According to a statement issued by the business on Wednesday, the value of crypto assets housed in regulated digital wallets is in the hundreds of billions of dollars.
It said, “We are partnering with 50 of the leading crypto platforms on card programmes that make it easy to convert and spend digital currency at 70 million merchants worldwide.
“With more than $1bn spent on crypto-linked Visa cards in the first half of 2021, it’s clear that the crypto community sees value in linking digital currencies to Visa’s global network.”
Visa added, “We are seeing digital wallets and crypto platforms build payment products entirely with digital currency.
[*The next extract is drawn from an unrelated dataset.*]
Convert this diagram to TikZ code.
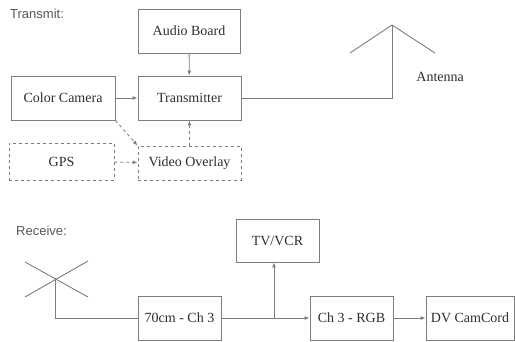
\documentclass[tikz,border=0pt]{standalone}
\usepackage{fontspec}
\setmainfont{Liberation Serif}
\setsansfont{Liberation Sans}
\usetikzlibrary{arrows.meta,positioning}
\definecolor{lnc}{RGB}{125,125,125}
\definecolor{txc}{RGB}{45,45,45}

\begin{document}
\begin{tikzpicture}[x=1pt,y=-1pt,>={Latex[length=5pt,width=4pt]},
  box/.style={draw=lnc,line width=0.9pt,inner sep=2pt,text=txc,
              font=\fontsize{14}{16}\selectfont},
  opt/.style={box,dashed},
  lbl/.style={text=txc!80,inner sep=0pt,font=\sffamily\fontsize{13}{15}\selectfont},
  wire/.style={draw=lnc,line width=0.9pt}]
  \useasboundingbox (0,0) rectangle (515,342);
  % transmit side
  \node[lbl,anchor=west] (txlbl) at (10,14) {Transmit:};
  \node[box,minimum width=102pt,minimum height=44pt] (aud) at (189,31) {Audio Board};
  \node[box,minimum width=103pt,minimum height=44pt] (tx) at (189.5,98) {Transmitter};
  \node[box,minimum width=104pt,minimum height=44pt] (cam) at (63,98) {Color Camera};
  \node[opt,minimum width=105pt,minimum height=37pt] (gps) at (61.5,161.5) {GPS};
  \node[opt,minimum width=103pt,minimum height=34pt] (vo) at (189.5,163) {Video Overlay};
  \coordinate (atop) at (392,25);
  \coordinate (aleft) at (350,53);
  \coordinate (aright) at (435,53);
  \node[box,draw=none,anchor=west,inner sep=0pt] (antlbl) at (416,77) {Antenna};
  \draw[wire,->] (cam) -- (tx);
  \draw[wire,->] (aud) -- (tx);
  \draw[wire,dashed,->] (vo) -- (tx);
  \draw[wire,dashed,->] (gps) -- (vo);
  \draw[wire,dashed,->] (cam.south east) -- (vo.north west);
  \draw[wire] (tx.east) -| (atop);
  \draw[wire] (aleft) -- (atop) -- (aright);
  % receive side
  \node[lbl,anchor=west] (rxlbl) at (16,231) {Receive:};
  \coordinate (rxc) at (55,278);
  \draw[wire] (25,262) -- (88,297);
  \draw[wire] (25,297) -- (88,261);
  \node[box,minimum width=83pt,minimum height=44pt] (rf) at (179.5,318) {70cm - Ch 3};
  \node[box,minimum width=83pt,minimum height=44pt] (rgb) at (351.5,318) {Ch 3 - RGB};
  \node[box,minimum width=88pt,minimum height=44pt] (dv) at (470,318) {DV CamCord};
  \node[box,minimum width=83pt,minimum height=43pt] (tv) at (277.5,240.5) {TV/VCR};
  \coordinate (jn) at (274,318);
  \draw[wire] (rxc) |- (rf.west);
  \draw[wire,->] (rf) -- (rgb);
  \draw[wire,->] (jn) -- (jn |- tv.south);
  \draw[wire,->] (rgb) -- (dv);
\end{tikzpicture}
\end{document}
For example, the fast-growing FTX platform, a new Fintech Fast Track member we’re announcing today, is paying 50 per cent of their remote employees in USDC.
We are making our network more accessible to this growing ecosystem with capabilities like USDC settlement and through our partnership with Circle. As we look to the future, stable coins are on track to become an important part of the broader digital transformation of financial services, and Visa is excited to help shape and support that development.
According to the business, there are more than $100 billion in stable coins in circulation, with hundreds of billions transferred on public blockchains each month, indicating that stable coins are beginning to live up to the promise of digital money.
In a related development, Cointelegraph revealed on Wednesday that the daily revenue of bitcoin miners has increased by more than 50%.
Those who have not been harmed by the relocation of miners from China have seen half of their competitors leave overnight, producing a surge in profitability.
“We have a very interesting dynamic where approximately 50 per cent of the power is currently offline and incurring a great number of costs due to logistics and just simply not hashing, having hardware that’s not currently working, and the other 50 per cent has essentially seen half their competition drop off the network,” an analytics firm, Glassnode, said.
Glassnode also stated that average block time had reached new highs in the last week. The time required to construct the next block in a chain, according to Investopedia, is referred to as block time. It is effectively the amount of time it takes a blockchain miner to solve the hash, which is a random string of characters linked with the block.